Mas não é só sobre a sátira que Agostinho fala satiricamente assim levando a sério o mais humorístico dos temas.

Tal como eu dizia num texto que escrevi a propósito de Agostinho enquanto poeta, e permito-me citar-me a mim mesma:

“… para encontrar o Agostinho poeta basta abrir ao acaso qualquer um dos seus livros.

Agostinho não separa, ele reúne, até na escrita o faz, é um homem verdadeiramente religioso no sentido mais prático da palavra.”

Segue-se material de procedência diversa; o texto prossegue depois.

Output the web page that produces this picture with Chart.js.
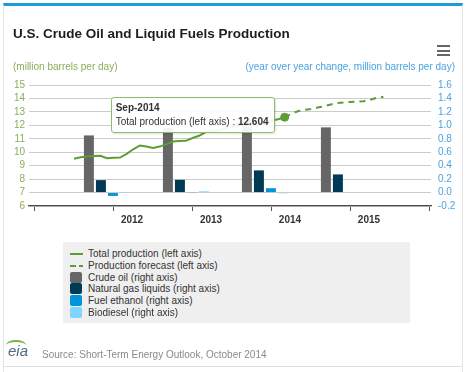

Assim, igualmente para encontrar o Agostinho satírico não tenhamos a veleidade de o procurar apenas em textos eminentemente críticos, porque a sátira e principalmente a ironia, mais conforme com a elegância do seu pensamento, sai-lhe por todo o lado, e não nos surpreende a sua presença num ensaio como este.

Tal como eu escrevi num outro texto:

“O estilo ensaístico de Agostinho não despreza a ironia, sua forma de estar na escrita e na vida.”

É a reabilitação do riso, o riso como antídoto contra a estupidez e o sofrimento, do medo e da morte. O riso como denúncia do sacrifício e caminho para a cura. Para todo o tipo de cura. Há quem lhe chame salvação. Com ou sem céu. Ou pelo menos com ou sem céu de algodão. No céu ouvem-se risos.